Law Firm Reports on Revenues and Profitability: A Radical Proposal

Seattle Transit System 32 Year Net Loss & Prof...

Seattle Transit System 32 Year Net Loss & Profit History (Photo credit: Oran Viriyincy)

Law firms’ profitability and revenue stream which infect the trade press at this time of year is a reflection of the profession’s hubris in boasting about how much money it makes on the backs of their (frequently cash strapped) clients.  The principal creator of this villainy may very well be Steve Brill, the initial publisher of The American Lawyer and who some 30 years ago, invented the AmLaw 100.  A casual observer might wonder why private partnerships publicize their personal financial information.  I doubt that very many law firm partners distribute to the press or otherwise publish their own personal tax returns or post them on their Facebook sites.  But why would law firms  stick it in their clients’ faces that law firm partners or a particular law firm is making oodles of money, when the clients, who fill their coffers, are on austerity budgets?  Who would expect that before engaging a physician, you first asked him or her how much money he or she makes every year.  The result of law firms crowing about the wonderful profitability the firm is realizing, often exaggerated by legerdemain, smoke and mirrors (which those of us who advise law firms can see right through) is just plain pissing  clients off.  Lexis/Nexus recently conducted a survey and found that 58% of in house general corporate counsel believes that their outside lawyers are just making too much money.  And, what is their reaction?  For those firms not willing to assume the financial risk on legal engagements, clients are cutting hourly rates and taking more work in-house.  The demands for reduced hourly rates by clients is only emboldened by the otherwise inexplicable compulsion by law firms to boast about how much money they are already taking out of their clients’ pockets.

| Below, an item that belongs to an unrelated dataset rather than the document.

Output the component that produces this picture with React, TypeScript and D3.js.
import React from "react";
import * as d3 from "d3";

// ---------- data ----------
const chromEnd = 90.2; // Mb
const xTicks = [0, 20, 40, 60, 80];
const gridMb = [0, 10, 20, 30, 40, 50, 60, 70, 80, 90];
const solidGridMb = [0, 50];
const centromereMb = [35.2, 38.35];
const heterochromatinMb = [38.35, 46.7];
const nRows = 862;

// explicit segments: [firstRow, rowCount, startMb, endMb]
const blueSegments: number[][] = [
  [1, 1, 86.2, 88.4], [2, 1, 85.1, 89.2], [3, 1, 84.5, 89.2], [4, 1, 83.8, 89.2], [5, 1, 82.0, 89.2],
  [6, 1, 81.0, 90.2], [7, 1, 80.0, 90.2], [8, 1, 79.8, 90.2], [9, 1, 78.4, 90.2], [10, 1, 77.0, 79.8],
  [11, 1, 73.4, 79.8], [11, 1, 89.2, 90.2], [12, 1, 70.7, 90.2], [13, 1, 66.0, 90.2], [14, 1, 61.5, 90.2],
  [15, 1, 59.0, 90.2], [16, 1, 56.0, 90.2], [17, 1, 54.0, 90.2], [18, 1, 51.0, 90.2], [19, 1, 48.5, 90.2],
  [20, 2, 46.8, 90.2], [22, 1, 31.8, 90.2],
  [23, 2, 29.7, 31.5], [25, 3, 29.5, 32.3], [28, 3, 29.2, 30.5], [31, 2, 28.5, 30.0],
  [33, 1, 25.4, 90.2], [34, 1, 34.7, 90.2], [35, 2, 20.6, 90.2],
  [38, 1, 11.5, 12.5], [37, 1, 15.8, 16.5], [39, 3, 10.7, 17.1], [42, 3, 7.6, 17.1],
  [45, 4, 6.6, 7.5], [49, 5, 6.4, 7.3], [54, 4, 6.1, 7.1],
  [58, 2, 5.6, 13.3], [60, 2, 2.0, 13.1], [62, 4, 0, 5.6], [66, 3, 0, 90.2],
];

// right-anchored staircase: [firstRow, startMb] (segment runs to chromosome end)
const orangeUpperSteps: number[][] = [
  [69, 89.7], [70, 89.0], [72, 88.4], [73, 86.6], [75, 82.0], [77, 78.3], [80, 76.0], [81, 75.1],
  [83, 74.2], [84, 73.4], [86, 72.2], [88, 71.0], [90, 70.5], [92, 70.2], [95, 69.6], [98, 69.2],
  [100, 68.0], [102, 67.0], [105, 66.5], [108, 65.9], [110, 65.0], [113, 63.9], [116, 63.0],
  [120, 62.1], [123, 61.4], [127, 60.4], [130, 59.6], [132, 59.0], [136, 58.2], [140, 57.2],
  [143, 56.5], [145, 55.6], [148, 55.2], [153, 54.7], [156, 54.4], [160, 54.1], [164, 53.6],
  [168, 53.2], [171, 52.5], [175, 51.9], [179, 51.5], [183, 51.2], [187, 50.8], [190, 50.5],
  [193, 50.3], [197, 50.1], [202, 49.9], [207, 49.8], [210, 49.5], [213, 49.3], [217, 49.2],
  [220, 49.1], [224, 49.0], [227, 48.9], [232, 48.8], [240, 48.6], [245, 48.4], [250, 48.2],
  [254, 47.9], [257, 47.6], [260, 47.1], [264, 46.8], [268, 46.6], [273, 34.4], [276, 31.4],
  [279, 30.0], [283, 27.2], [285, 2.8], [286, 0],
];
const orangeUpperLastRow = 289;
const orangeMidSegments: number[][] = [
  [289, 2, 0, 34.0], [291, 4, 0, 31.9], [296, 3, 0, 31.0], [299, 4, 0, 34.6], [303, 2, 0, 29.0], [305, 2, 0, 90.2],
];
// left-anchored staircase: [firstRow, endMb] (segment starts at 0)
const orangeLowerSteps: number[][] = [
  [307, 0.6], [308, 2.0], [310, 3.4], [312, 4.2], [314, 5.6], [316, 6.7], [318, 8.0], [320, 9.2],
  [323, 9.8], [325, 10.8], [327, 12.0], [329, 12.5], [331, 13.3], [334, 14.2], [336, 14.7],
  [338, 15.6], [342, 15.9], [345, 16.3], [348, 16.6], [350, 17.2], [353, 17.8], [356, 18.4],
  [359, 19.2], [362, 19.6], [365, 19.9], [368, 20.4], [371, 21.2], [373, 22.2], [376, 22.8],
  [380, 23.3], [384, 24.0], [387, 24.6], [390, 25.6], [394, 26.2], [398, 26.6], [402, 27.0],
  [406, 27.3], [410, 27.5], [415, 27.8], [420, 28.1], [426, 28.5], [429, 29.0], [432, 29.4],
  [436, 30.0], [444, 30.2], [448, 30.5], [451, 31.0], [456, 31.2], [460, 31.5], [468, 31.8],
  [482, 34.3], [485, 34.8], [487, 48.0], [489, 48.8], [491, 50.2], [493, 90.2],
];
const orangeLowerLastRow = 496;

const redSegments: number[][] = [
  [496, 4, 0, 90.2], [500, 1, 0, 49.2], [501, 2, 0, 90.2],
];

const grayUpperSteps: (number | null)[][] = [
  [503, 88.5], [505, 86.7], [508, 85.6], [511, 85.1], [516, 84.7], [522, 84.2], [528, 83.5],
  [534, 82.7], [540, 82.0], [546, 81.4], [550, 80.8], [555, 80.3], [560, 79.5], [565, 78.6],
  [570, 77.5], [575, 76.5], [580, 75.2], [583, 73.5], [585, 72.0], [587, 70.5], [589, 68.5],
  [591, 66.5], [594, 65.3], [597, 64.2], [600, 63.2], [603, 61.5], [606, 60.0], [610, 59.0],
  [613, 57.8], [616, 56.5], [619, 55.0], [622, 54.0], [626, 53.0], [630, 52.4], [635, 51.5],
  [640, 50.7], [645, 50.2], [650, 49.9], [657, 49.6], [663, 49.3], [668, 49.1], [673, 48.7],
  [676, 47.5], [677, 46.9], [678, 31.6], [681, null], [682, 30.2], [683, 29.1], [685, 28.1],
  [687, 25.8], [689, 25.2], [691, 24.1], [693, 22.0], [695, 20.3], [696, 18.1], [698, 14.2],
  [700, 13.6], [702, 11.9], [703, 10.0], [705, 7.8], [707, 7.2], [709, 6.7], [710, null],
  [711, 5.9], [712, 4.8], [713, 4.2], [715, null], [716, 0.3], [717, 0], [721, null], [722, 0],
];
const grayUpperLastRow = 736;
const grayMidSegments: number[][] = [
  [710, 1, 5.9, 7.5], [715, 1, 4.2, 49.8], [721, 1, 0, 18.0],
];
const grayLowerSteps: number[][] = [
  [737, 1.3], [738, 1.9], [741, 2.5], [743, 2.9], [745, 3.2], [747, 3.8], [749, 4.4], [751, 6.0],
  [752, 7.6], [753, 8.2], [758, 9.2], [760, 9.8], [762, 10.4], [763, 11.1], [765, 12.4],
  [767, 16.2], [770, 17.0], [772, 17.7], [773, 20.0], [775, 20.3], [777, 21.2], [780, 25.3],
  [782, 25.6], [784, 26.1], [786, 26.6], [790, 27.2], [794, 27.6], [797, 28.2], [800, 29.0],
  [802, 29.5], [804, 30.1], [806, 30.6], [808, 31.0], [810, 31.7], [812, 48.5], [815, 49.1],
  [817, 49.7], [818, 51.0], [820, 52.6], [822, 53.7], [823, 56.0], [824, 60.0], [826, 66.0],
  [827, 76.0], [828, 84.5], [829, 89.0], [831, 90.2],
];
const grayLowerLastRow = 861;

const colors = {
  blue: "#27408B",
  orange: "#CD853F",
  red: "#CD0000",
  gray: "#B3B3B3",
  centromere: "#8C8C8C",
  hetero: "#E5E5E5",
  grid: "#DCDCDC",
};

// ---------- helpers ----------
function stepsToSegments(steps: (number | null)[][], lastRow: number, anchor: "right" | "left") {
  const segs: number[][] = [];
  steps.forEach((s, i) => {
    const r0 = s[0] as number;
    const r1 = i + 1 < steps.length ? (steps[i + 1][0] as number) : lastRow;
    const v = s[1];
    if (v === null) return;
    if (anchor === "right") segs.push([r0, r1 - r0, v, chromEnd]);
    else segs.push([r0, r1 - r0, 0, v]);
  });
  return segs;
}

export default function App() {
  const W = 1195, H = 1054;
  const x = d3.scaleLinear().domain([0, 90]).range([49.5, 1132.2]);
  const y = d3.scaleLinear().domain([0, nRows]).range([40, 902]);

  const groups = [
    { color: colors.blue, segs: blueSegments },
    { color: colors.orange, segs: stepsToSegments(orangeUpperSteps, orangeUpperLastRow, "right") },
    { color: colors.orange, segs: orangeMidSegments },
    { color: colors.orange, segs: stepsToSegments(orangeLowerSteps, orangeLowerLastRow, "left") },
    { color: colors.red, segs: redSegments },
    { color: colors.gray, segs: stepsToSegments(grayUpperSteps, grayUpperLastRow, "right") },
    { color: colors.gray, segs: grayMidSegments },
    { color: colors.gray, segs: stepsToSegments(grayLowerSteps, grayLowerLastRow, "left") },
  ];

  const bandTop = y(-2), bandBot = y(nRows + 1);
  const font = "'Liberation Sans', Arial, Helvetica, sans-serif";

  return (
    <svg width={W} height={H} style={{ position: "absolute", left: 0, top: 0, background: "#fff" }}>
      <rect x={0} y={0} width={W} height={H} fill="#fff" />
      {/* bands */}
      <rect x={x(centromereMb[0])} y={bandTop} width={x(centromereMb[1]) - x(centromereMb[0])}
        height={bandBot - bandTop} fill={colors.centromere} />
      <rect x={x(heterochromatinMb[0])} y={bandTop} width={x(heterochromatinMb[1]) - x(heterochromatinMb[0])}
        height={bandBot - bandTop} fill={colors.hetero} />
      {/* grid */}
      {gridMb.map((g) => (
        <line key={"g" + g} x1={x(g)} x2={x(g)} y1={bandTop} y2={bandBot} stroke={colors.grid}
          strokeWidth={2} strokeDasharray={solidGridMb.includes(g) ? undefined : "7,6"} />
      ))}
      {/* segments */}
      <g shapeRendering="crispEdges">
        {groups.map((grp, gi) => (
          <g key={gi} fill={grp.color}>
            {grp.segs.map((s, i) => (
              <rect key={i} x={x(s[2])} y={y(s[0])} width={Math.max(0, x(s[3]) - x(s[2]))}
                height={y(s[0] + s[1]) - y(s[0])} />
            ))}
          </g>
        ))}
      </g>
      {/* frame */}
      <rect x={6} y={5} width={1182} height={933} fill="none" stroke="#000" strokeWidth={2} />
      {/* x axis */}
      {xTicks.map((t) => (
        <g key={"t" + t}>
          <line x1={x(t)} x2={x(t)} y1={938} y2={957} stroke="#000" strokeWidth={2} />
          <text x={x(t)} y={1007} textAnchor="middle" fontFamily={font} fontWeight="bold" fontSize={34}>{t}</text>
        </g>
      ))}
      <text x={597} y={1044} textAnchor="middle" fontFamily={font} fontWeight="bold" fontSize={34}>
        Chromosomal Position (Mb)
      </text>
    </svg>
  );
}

A significant parenthetical to some of the examples of the creative dexterity to which firms resort to artificially inflate their profitability is instructive:  First, we have all known for years that the so-called “Profits per Equity Partner,” the purported gold standard, is adroitly manipulated by most reporting firms by simply dubbing some lowered paid partners to “non-equity partners,” without in any way affecting the actual earnings of such partners or their roles or status within the firm.  Rather, by eliminating the lower earning partners from the metric, the PPP number is – poof  — inflated.  Reporting for 2009 provides an added level of prestidigitization. During a difficult year for the profession as a whole, with decreased revenues and wholesale elimination of timekeepers, we have seen so  many firms report that despite such reduced gross revenues, profitability has nonetheless increased.  However, there is no mention made of the fact that the differential is caused by the elimination of salary expenses and personnel, while bills rendered by the firm for work already done by such timekeepers as well as work already in progress (WIP) yet to be billed will yield revenues, the so-called “ramp down effect.”  Yet, long term effects of ramp downs can have staggering negative consequences.

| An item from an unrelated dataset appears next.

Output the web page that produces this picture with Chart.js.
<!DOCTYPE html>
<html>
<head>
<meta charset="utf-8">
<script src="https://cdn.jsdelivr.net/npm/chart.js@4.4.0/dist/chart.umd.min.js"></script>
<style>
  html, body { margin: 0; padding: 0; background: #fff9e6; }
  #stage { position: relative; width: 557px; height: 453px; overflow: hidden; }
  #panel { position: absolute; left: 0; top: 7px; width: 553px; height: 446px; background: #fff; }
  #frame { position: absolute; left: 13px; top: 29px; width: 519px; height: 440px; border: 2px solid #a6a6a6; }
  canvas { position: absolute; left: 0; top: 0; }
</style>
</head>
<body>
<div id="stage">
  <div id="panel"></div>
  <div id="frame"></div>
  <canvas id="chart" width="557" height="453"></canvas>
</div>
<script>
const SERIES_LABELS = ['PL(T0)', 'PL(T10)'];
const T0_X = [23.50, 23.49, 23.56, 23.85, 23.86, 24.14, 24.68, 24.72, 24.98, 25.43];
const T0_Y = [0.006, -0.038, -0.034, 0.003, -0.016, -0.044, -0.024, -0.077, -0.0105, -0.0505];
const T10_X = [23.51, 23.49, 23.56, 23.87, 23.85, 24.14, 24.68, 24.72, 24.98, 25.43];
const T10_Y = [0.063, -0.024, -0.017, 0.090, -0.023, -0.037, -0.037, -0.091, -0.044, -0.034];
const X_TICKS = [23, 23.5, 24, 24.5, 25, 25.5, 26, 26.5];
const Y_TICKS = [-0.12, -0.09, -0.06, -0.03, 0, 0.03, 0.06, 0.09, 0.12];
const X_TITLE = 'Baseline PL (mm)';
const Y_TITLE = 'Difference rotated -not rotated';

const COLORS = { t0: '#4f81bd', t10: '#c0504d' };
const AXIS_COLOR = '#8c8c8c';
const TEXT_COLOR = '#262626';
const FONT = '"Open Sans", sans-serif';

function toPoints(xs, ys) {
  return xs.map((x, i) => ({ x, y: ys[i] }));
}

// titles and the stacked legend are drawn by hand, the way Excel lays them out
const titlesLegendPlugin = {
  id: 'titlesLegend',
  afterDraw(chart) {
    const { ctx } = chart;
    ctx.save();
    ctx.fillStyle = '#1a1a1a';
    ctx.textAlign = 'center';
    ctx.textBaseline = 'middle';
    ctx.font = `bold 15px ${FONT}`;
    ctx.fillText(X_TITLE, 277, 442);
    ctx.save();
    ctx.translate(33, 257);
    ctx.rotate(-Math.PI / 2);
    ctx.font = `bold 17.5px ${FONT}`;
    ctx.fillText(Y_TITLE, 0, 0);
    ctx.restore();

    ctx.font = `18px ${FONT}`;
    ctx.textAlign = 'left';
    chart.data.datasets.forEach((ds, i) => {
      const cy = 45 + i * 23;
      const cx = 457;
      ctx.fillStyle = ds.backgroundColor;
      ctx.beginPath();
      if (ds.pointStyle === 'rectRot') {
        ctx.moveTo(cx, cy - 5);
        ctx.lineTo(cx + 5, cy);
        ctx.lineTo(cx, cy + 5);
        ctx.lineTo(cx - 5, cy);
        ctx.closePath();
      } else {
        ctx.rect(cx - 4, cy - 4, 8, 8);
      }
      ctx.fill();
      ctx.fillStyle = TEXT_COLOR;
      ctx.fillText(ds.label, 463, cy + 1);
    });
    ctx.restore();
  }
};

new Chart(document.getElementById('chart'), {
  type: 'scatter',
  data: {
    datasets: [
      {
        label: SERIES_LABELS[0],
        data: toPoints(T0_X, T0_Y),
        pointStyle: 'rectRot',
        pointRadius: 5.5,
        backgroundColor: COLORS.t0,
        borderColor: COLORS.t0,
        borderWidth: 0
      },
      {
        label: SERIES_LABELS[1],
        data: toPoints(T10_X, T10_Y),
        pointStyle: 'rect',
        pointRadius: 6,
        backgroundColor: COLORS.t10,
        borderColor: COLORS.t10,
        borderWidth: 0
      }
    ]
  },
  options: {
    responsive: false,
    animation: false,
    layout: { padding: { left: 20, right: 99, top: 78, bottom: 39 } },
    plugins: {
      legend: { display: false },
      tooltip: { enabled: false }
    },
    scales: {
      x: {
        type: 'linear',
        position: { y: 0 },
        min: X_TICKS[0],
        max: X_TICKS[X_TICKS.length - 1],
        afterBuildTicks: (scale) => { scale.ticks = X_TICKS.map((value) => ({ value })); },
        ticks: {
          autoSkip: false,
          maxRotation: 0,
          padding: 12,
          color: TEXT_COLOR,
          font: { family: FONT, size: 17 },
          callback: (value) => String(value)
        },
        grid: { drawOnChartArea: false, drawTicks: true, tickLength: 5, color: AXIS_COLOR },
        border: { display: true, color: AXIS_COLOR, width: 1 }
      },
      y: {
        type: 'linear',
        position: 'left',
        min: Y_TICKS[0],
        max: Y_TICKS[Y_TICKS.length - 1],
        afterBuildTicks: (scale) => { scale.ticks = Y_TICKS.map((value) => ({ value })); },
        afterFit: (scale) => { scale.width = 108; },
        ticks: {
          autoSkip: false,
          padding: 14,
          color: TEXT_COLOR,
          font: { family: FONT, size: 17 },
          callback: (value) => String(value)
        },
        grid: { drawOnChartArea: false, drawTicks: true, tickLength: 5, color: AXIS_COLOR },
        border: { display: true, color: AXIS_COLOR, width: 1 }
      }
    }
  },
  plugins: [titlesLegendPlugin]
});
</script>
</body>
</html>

Financial accounting for law firms is governed by applicable generally accepted auditing standards and generally accepted accounting standards, adopted from time to time by the American Institute of Independent Certified Public Accountants.  As we all know, footnotes to income, balance sheet and profit and loss statements are an integral part of any financial statement.  Yet, it is virtually unheard of for any law firm to release its full financials or the required footnotes. In many instances, lawyers are fully aware of the fact that release of partial data, including the failure in particular the integral footnotes may constitute material and actionable omissions.  Despite such knowledge, the release of financial data by law firms with material omissions is pandemic.

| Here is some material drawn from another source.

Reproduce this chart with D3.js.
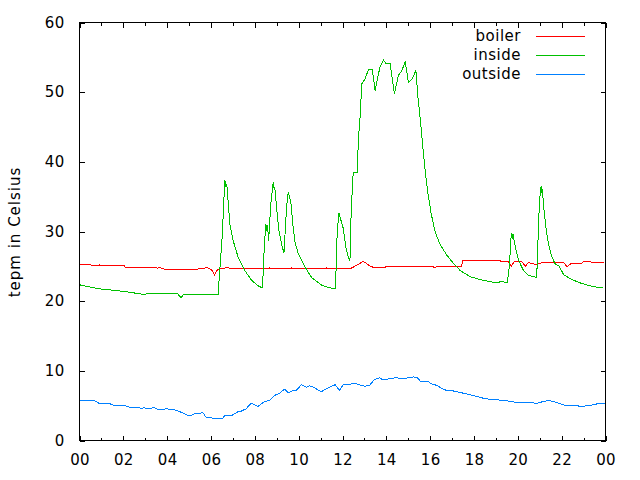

There is no federal, state or regulatory requirement that firms boast about their profitability or slink in shame when their numbers are off.  So, just don’t do it.  Let the American Lawyer magazine say what it might, but, in the end, it simply won’t matter if you don’t report to them.  The only people who should see  law firm revenue and profit numbers are partners, their accountants,  the firms’ and partners’ bankers,  potential lateral partners,  the IRS and clients who require such disclosure prior to engaging their services. And each should be held to confidentiality requirements.  For those who suggest that declining to participate in this perp walk might adversely affect recruiting, bear in mind that just like the market for legal services is purely a buyers’ market, so too is the market for lateral partners and young lawyers.

The bottom line and our radical proposal is to simply stop this chicanery and flouting of plumage. Let that which is private remain private and remove revenue and profitability numbers from public discourse until some rule, regulation or governing requirement compel disclosure and if that ever that becomes the case, require uniform reporting consistent with AICPA standards.